Task: Omit any picture, and return the remaining data exactly as written.

Data segment:
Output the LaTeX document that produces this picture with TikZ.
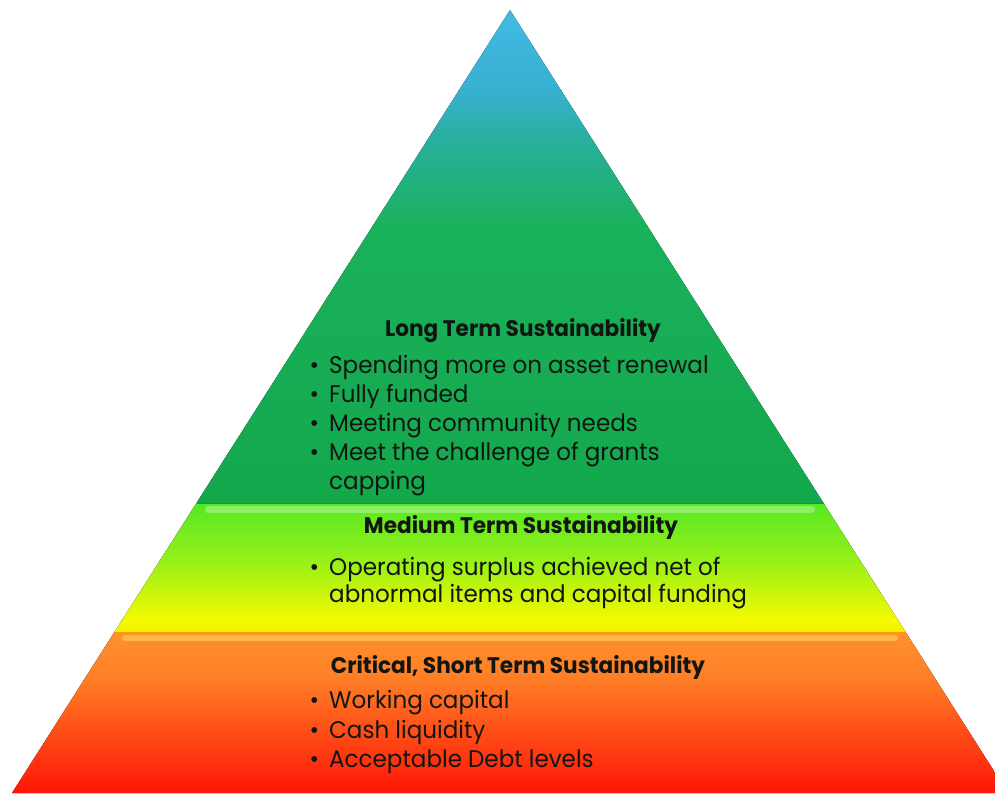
\documentclass[tikz,border=0pt]{standalone}
\usepackage{fontspec}
\setmainfont{Poppins}[FakeStretch=0.96]
\definecolor{txt}{RGB}{18,22,18}
\definecolor{ta}{RGB}{66,186,228}
\definecolor{tb}{RGB}{56,176,208}
\definecolor{tc}{RGB}{40,176,158}
\definecolor{td}{RGB}{26,177,92}
\definecolor{te}{RGB}{20,168,76}
\definecolor{ma}{RGB}{85,232,35}
\definecolor{mb}{RGB}{150,240,25}
\definecolor{mc}{RGB}{245,250,0}
\definecolor{md}{RGB}{240,238,0}
\definecolor{ba}{RGB}{255,145,45}
\definecolor{bb}{RGB}{255,125,38}
\definecolor{bc}{RGB}{255,20,5}
\newcommand{\band}[4]{\fill[top color=#3,bottom color=#4] (0,#1) rectangle (995,#2);}
\newcommand{\bul}{\makebox[0pt][r]{\textbullet\hspace{10pt}}}
\tikzset{
  body/.style={anchor=base west, inner sep=0pt, font=\fontsize{24}{29}\selectfont, text=txt},
  ttl/.style={anchor=base, inner sep=0pt, font=\bfseries\fontsize{22.5}{26}\selectfont, text=txt}
}
\begin{document}
\begin{tikzpicture}[x=1pt,y=-1pt]
\useasboundingbox (0,0) rectangle (995,793);
\coordinate (apex) at (510,10);
\coordinate (l1) at (196.5,503);
\coordinate (r1) at (823.5,503);
\coordinate (l2) at (114.4,632);
\coordinate (r2) at (905.6,632);
\coordinate (bl) at (12,793);
\coordinate (br) at (1008,793);
% top layer
\begin{scope}
\clip (apex) -- (r1) -- (l1) -- cycle;
\band{9}{90.5}{ta}{tb}
\band{90}{140.5}{tb}{tc}
\band{140}{225.5}{tc}{td}
\band{225}{504}{td}{te}
\end{scope}
% medium layer
\begin{scope}
\clip (l1) -- (r1) -- (r2) -- (l2) -- cycle;
\band{502}{560.5}{ma}{mb}
\band{560}{620.5}{mb}{mc}
\band{620}{633}{mc}{md}
\fill[white,opacity=0.3,rounded corners=3pt] (205,506) rectangle (815,513);
\draw[black!10!te,line width=1.2pt] (l1) -- (r1);
\end{scope}
% bottom layer
\begin{scope}
\clip (l2) -- (r2) -- (br) -- (bl) -- cycle;
\band{631}{680.5}{ba}{bb}
\band{680}{794}{bb}{bc}
\fill[yellow!60!white,opacity=0.4,rounded corners=3pt] (122,635) rectangle (898,641);
\draw[orange!80!yellow,line width=1.2pt] (l2) -- (r2);
\end{scope}
% texts
\node[ttl] (t1) at (523,336) {Long Term Sustainability};
\node[body] (a1) at (329,373) {\bul Spending more on asset renewal};
\node[body] (a2) at (329,402) {\bul Fully funded};
\node[body] (a3) at (329,431) {\bul Meeting community needs};
\node[body] (a4) at (329,460) {\bul Meet the challenge of grants};
\node[body] (a5) at (329,489) {capping};
\node[ttl] (t2) at (521,533) {Medium Term Sustainability};
\node[body] (b1) at (329,575) {\bul Operating surplus achieved net of};
\node[body] (b2) at (329,602) {abnormal items and capital funding};
\node[ttl] (t3) at (518,673) {Critical, Short Term Sustainability};
\node[body] (c1) at (329,708) {\bul Working capital};
\node[body] (c2) at (329,738) {\bul Cash liquidity};
\node[body] (c3) at (329,767) {\bul Acceptable Debt levels};
\end{tikzpicture}
\end{document}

Answer to this task:
Output the LaTeX document that produces this picture with TikZ.
\documentclass[tikz,border=0pt]{standalone}
\usepackage{fontspec}
\setmainfont{Poppins}[FakeStretch=0.96]
\definecolor{txt}{RGB}{18,22,18}
\definecolor{ta}{RGB}{66,186,228}
\definecolor{tb}{RGB}{56,176,208}
\definecolor{tc}{RGB}{40,176,158}
\definecolor{td}{RGB}{26,177,92}
\definecolor{te}{RGB}{20,168,76}
\definecolor{ma}{RGB}{85,232,35}
\definecolor{mb}{RGB}{150,240,25}
\definecolor{mc}{RGB}{245,250,0}
\definecolor{md}{RGB}{240,238,0}
\definecolor{ba}{RGB}{255,145,45}
\definecolor{bb}{RGB}{255,125,38}
\definecolor{bc}{RGB}{255,20,5}
\newcommand{\band}[4]{\fill[top color=#3,bottom color=#4] (0,#1) rectangle (995,#2);}
\newcommand{\bul}{\makebox[0pt][r]{\textbullet\hspace{10pt}}}
\tikzset{
  body/.style={anchor=base west, inner sep=0pt, font=\fontsize{24}{29}\selectfont, text=txt},
  ttl/.style={anchor=base, inner sep=0pt, font=\bfseries\fontsize{22.5}{26}\selectfont, text=txt}
}
\begin{document}
\begin{tikzpicture}[x=1pt,y=-1pt]
\useasboundingbox (0,0) rectangle (995,793);
\coordinate (apex) at (510,10);
\coordinate (l1) at (196.5,503);
\coordinate (r1) at (823.5,503);
\coordinate (l2) at (114.4,632);
\coordinate (r2) at (905.6,632);
\coordinate (bl) at (12,793);
\coordinate (br) at (1008,793);
% top layer
\begin{scope}
\clip (apex) -- (r1) -- (l1) -- cycle;
\band{9}{90.5}{ta}{tb}
\band{90}{140.5}{tb}{tc}
\band{140}{225.5}{tc}{td}
\band{225}{504}{td}{te}
\end{scope}
% medium layer
\begin{scope}
\clip (l1) -- (r1) -- (r2) -- (l2) -- cycle;
\band{502}{560.5}{ma}{mb}
\band{560}{620.5}{mb}{mc}
\band{620}{633}{mc}{md}
\fill[white,opacity=0.3,rounded corners=3pt] (205,506) rectangle (815,513);
\draw[black!10!te,line width=1.2pt] (l1) -- (r1);
\end{scope}
% bottom layer
\begin{scope}
\clip (l2) -- (r2) -- (br) -- (bl) -- cycle;
\band{631}{680.5}{ba}{bb}
\band{680}{794}{bb}{bc}
\fill[yellow!60!white,opacity=0.4,rounded corners=3pt] (122,635) rectangle (898,641);
\draw[orange!80!yellow,line width=1.2pt] (l2) -- (r2);
\end{scope}
% texts
\node[ttl] (t1) at (523,336) {Long Term Sustainability};
\node[body] (a1) at (329,373) {\bul Spending more on asset renewal};
\node[body] (a2) at (329,402) {\bul Fully funded};
\node[body] (a3) at (329,431) {\bul Meeting community needs};
\node[body] (a4) at (329,460) {\bul Meet the challenge of grants};
\node[body] (a5) at (329,489) {capping};
\node[ttl] (t2) at (521,533) {Medium Term Sustainability};
\node[body] (b1) at (329,575) {\bul Operating surplus achieved net of};
\node[body] (b2) at (329,602) {abnormal items and capital funding};
\node[ttl] (t3) at (518,673) {Critical, Short Term Sustainability};
\node[body] (c1) at (329,708) {\bul Working capital};
\node[body] (c2) at (329,738) {\bul Cash liquidity};
\node[body] (c3) at (329,767) {\bul Acceptable Debt levels};
\end{tikzpicture}
\end{document}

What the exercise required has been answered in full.